Spherically symmetric gravitating shell as a reparametrization invariant system

TL;DR

This paper reformulates the dynamics of spherically symmetric gravitating shells into a reparametrization invariant system, simplifying the action and analyzing the structure of constraints and phase space, especially near black hole horizons.

Contribution

It derives a simplified, reparametrization invariant variational principle for gravitating shells, extending the phase space to include horizon regions and analyzing the constraint structure.

Findings

The system depends only on shell variables after transformation.

The phase space includes 16 sectors connected into a single symplectic manifold.
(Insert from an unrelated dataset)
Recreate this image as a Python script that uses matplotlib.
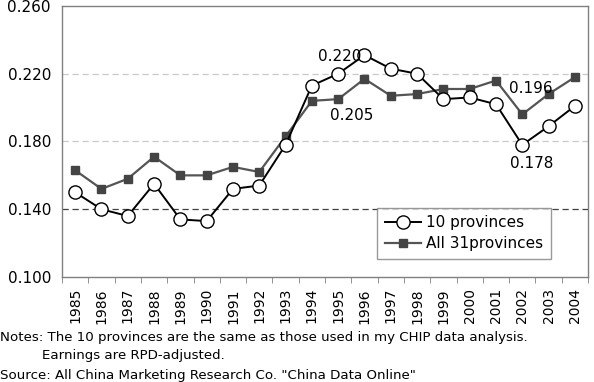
import numpy as np
from matplotlib import pyplot as plt

# Data
years = [str(y) for y in range(1985, 2005)]
ten_prov = [0.150, 0.140, 0.136, 0.155, 0.134, 0.133, 0.152, 0.154, 0.178, 0.213,
            0.220, 0.231, 0.223, 0.220, 0.205, 0.206, 0.202, 0.178, 0.189, 0.201]
all_prov = [0.163, 0.152, 0.158, 0.171, 0.160, 0.160, 0.165, 0.162, 0.183, 0.204,
            0.205, 0.217, 0.207, 0.208, 0.211, 0.211, 0.216, 0.196, 0.208, 0.218]
yticks = [0.100, 0.140, 0.180, 0.220, 0.260]

plt.rcParams['font.family'] = 'DejaVu Sans'
fig = plt.figure(figsize=(5.94, 3.82), dpi=100)
ax = fig.add_axes([0.1044, 0.2749, 0.8856, 0.7094])

x = np.arange(len(years))

# reference lines
ax.axhline(0.220, color='#c8c8c8', lw=0.9, ls=(0, (5, 3)), zorder=0)
ax.axhline(0.180, color='#c8c8c8', lw=0.9, ls=(0, (5, 3)), zorder=0)
ax.axhline(0.140, color='#404040', lw=0.9, ls=(0, (5, 3)), zorder=0)

ax.plot(x, all_prov, color='#555555', lw=1.6, marker='s', ms=6,
        mfc='#444444', mec='#444444', label='All 31provinces', zorder=2)
ax.plot(x, ten_prov, color='black', lw=1.4, marker='o', ms=9.5,
        mfc='white', mec='black', mew=1.0, label='10 provinces', zorder=3)

# value labels
ax.text(10.07, 0.2299, '0.220', fontsize=11, ha='center', va='center')
ax.text(10.5, 0.1956, '0.205', fontsize=11, ha='center', va='center')
ax.text(17.33, 0.2110, '0.196', fontsize=11, ha='center', va='center')
ax.text(17.37, 0.1673, '0.178', fontsize=11, ha='center', va='center')

ax.set_xlim(-0.5, len(years) - 0.5)
ax.set_ylim(0.100, 0.260)
ax.set_yticks(yticks)
ax.set_yticklabels(['%.3f' % v for v in yticks], fontsize=11)
ax.tick_params(axis='y', length=0, pad=8)

ax.set_xticks(x)
ax.set_xticklabels(years, rotation=90, fontsize=10)
ax.set_xticks(np.arange(len(years) + 1) - 0.5, minor=True)
ax.tick_params(axis='x', which='major', length=0, pad=8)
ax.tick_params(axis='x', which='minor', length=4, color='#808080', direction='out')

for s in ax.spines.values():
    s.set_color('#808080')
    s.set_linewidth(1.0)

h, l = ax.get_legend_handles_labels()
leg = ax.legend(h[::-1], l[::-1], loc='lower left', bbox_to_anchor=(0.599, 0.066),
                fontsize=11, frameon=True, fancybox=False, edgecolor='#808080',
                handlelength=2.4, borderpad=0.5, labelspacing=0.4, handletextpad=0.3,
                borderaxespad=0)
leg.get_frame().set_linewidth(1.0)

fig.text(0.0, 1 - 338 / 382,
         'Notes: The 10 provinces are the same as those used in my CHIP data analysis.',
         fontsize=9.6, va='center')
fig.text(42 / 594, 1 - 356 / 382, 'Earnings are RPD-adjusted.', fontsize=9.6, va='center')
fig.text(0.0, 1 - 375 / 382, 'Source: All China Marketing Research Co. "China Data Online"',
         fontsize=9.6, va='center')

fig.savefig('out.png', dpi=100)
Poisson brackets vanish at intersections of horizons.

Abstract

The subject of this paper are spherically symmetric thin shells made of barotropic ideal fluid and moving under the influence of their own gravitational field as well as that of a central black hole; the cosmological constant is assumed to be zero. The general super-Hamiltonian derived in a previous paper is rewritten for this spherically symmetric special case. The dependence of the resulting action on the gravitational variables is trivialized by a transformation due to Kucha\v{r}. The resulting variational principle depends only on shell variables, is reparametrization invariant, and includes both first- and second-class constraints. Several equivalent forms of the constrained system are written down. Exclusion of the second-class constraints leads to a super-Hamiltonian which appears to overlap with that by Ansoldi et al. in a quarter of the phase space. As Kucha\v{r}' variables are singular at the horizons of both Schwarzschild spacetimes inside and outside the shell, the dynamics is first well-defined only inside of 16 disjoint sectors. The 16 sectors are, however, shown to be contained in a single, connected symplectic manifold and the constraints are extended to this manifold by continuity. Poisson bracket between no two independent spacetime coordinates of the shell vanish at any intersection of two horizons.